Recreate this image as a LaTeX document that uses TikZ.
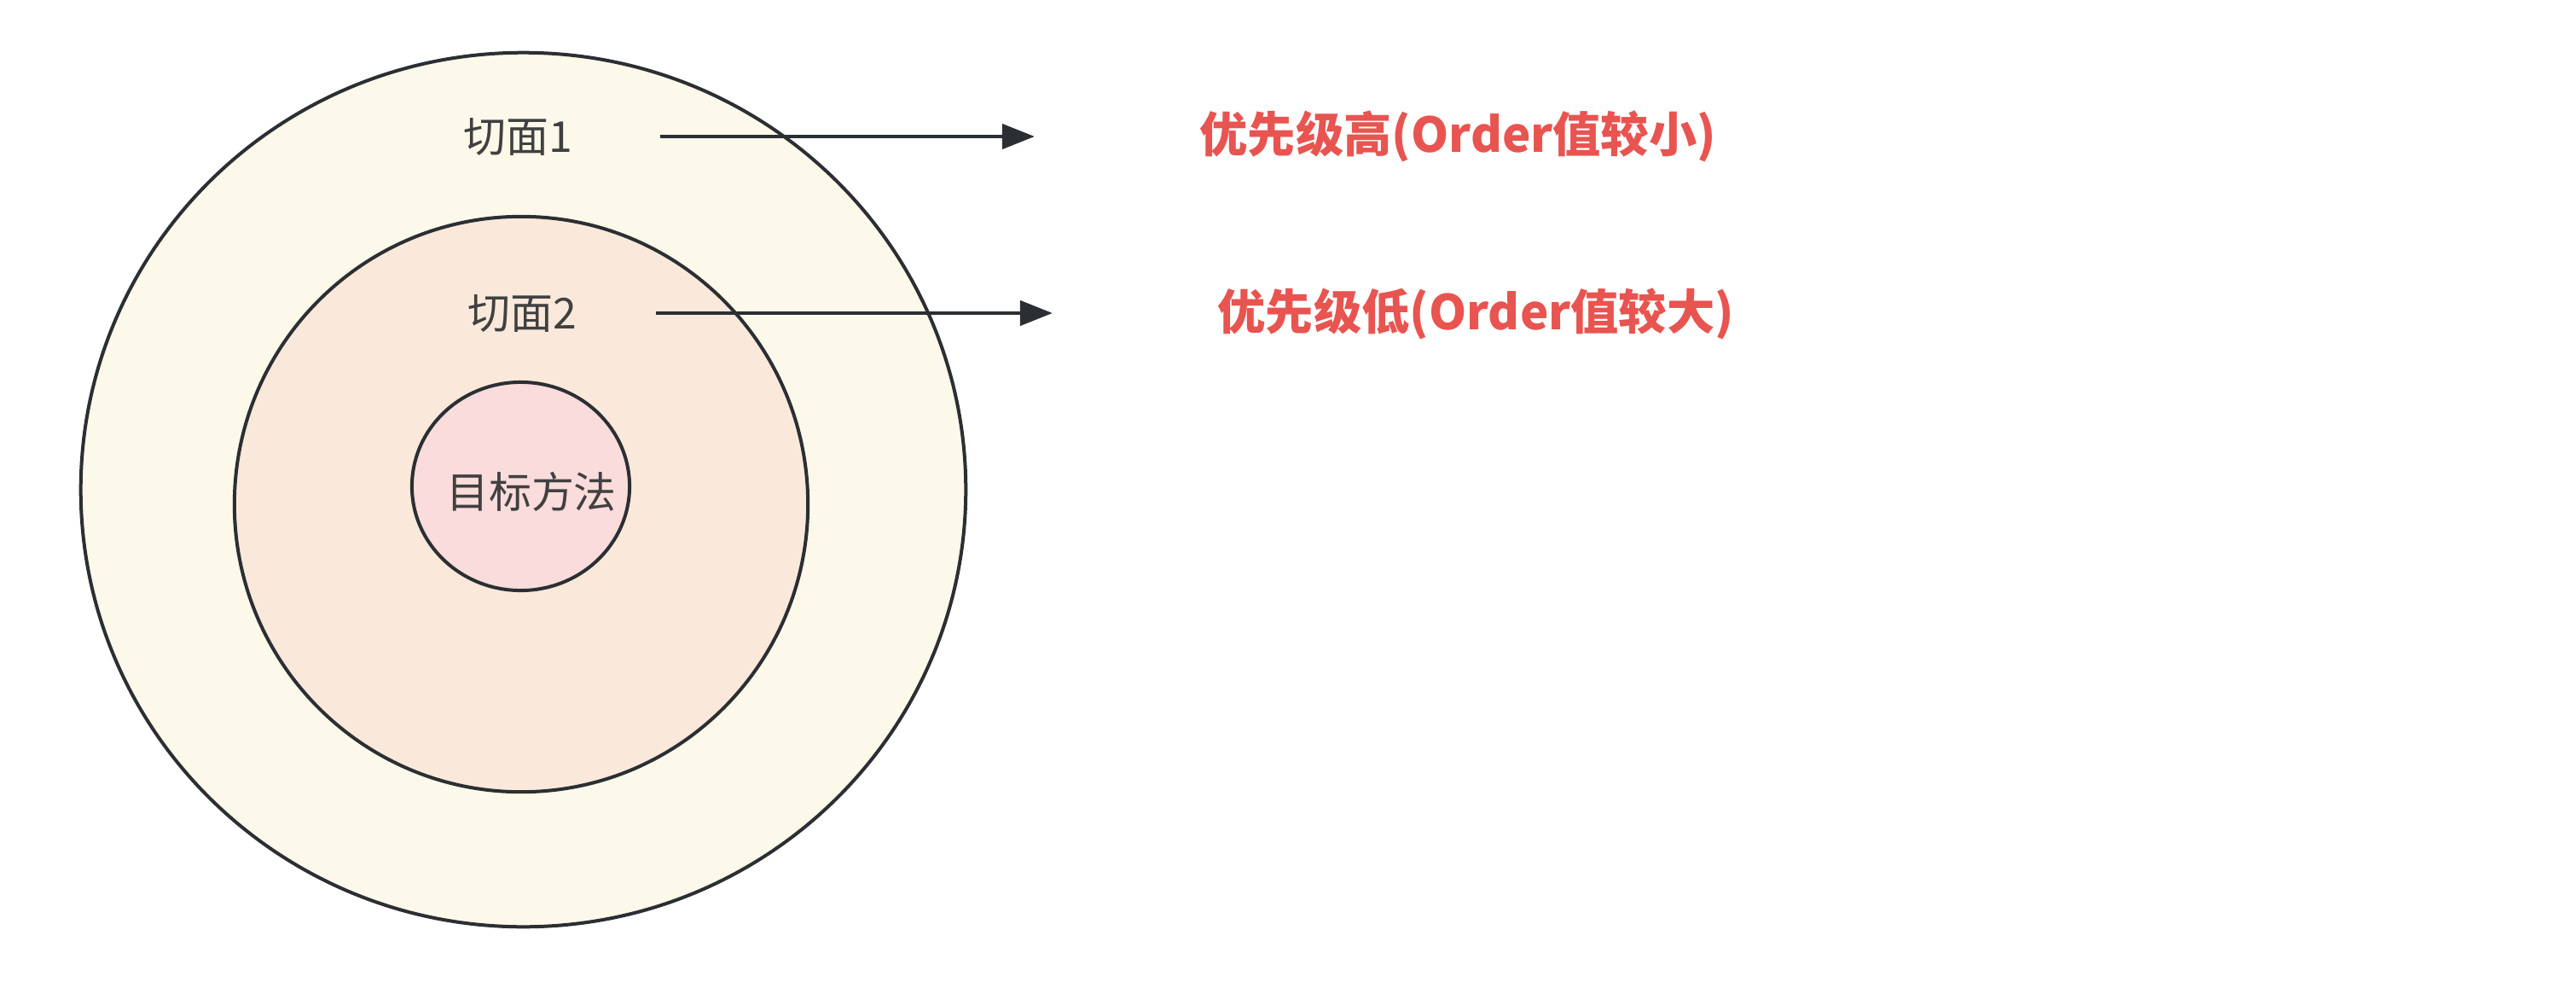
\documentclass[tikz,border=0pt]{standalone}
\usepackage{fontspec}
\setmainfont{Noto Sans CJK SC}
\usetikzlibrary{shapes.geometric,arrows.meta,positioning}
\definecolor{ringout}{RGB}{252,248,234}
\definecolor{ringmid}{RGB}{250,233,218}
\definecolor{ringin}{RGB}{249,220,219}
\definecolor{edgegray}{RGB}{43,47,51}
\definecolor{txtgray}{RGB}{64,64,64}
\definecolor{notered}{RGB}{232,84,80}
\tikzset{
	ring/.style={shape=ellipse,draw=edgegray,line width=0.04cm,inner sep=0pt},
	cutlabel/.style={text=txtgray,font=\fontsize{14.2}{16}\selectfont,inner sep=0pt},
	prio/.style={text=notered,font=\fontsize{16}{18}\selectfont\bfseries,inner sep=0pt},
	arrowline/.style={draw=edgegray,line width=0.045cm,-{Triangle[length=0.38cm,width=0.29cm]}}
}
\begin{document}
\begin{tikzpicture}[x=0.01cm,y=-0.01cm]
	\useasboundingbox (0,0) rectangle (3020,1157);

	\node[ring,fill=ringout,minimum width=10.37cm,minimum height=10.24cm] (outer) at (613.5,574) {};
	\node[ring,fill=ringmid,minimum width=6.72cm,minimum height=6.74cm] (middle) at (611,591) {};
	\node[ring,fill=ringin,minimum width=2.55cm,minimum height=2.44cm] (target) at (610.5,570) {};

	\node[cutlabel] (cut1) at (607,160) {切面1};
	\node[cutlabel] (cut2) at (612,367) {切面2};
	\node[cutlabel] (method) at (623,576) {目标方法};

	\node[prio,anchor=west] (high) at (1406,160) {优先级高(Order值较小)};
	\node[prio,anchor=west] (low) at (1427,368) {优先级低(Order值较大)};

	\draw[arrowline] ([xshift=1.02cm]cut1.east) -- ([xshift=-1.93cm]cut1.east -| high.west);
	\draw[arrowline] ([xshift=0.92cm]cut2.east) -- ([xshift=-1.93cm]cut2.east -| low.west);
\end{tikzpicture}
\end{document}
::::
■ EXERCISE REQUIREMENTS ■
Write out each line of the listing above, exactly, from its first line to the line holding "(0,0) rectangle (3020,1157);", inclusive. Skip the pictures.

■ THE REPLY ■
Recreate this image as a LaTeX document that uses TikZ.
\documentclass[tikz,border=0pt]{standalone}
\usepackage{fontspec}
\setmainfont{Noto Sans CJK SC}
\usetikzlibrary{shapes.geometric,arrows.meta,positioning}
\definecolor{ringout}{RGB}{252,248,234}
\definecolor{ringmid}{RGB}{250,233,218}
\definecolor{ringin}{RGB}{249,220,219}
\definecolor{edgegray}{RGB}{43,47,51}
\definecolor{txtgray}{RGB}{64,64,64}
\definecolor{notered}{RGB}{232,84,80}
\tikzset{
	ring/.style={shape=ellipse,draw=edgegray,line width=0.04cm,inner sep=0pt},
	cutlabel/.style={text=txtgray,font=\fontsize{14.2}{16}\selectfont,inner sep=0pt},
	prio/.style={text=notered,font=\fontsize{16}{18}\selectfont\bfseries,inner sep=0pt},
	arrowline/.style={draw=edgegray,line width=0.045cm,-{Triangle[length=0.38cm,width=0.29cm]}}
}
\begin{document}
\begin{tikzpicture}[x=0.01cm,y=-0.01cm]
	\useasboundingbox (0,0) rectangle (3020,1157);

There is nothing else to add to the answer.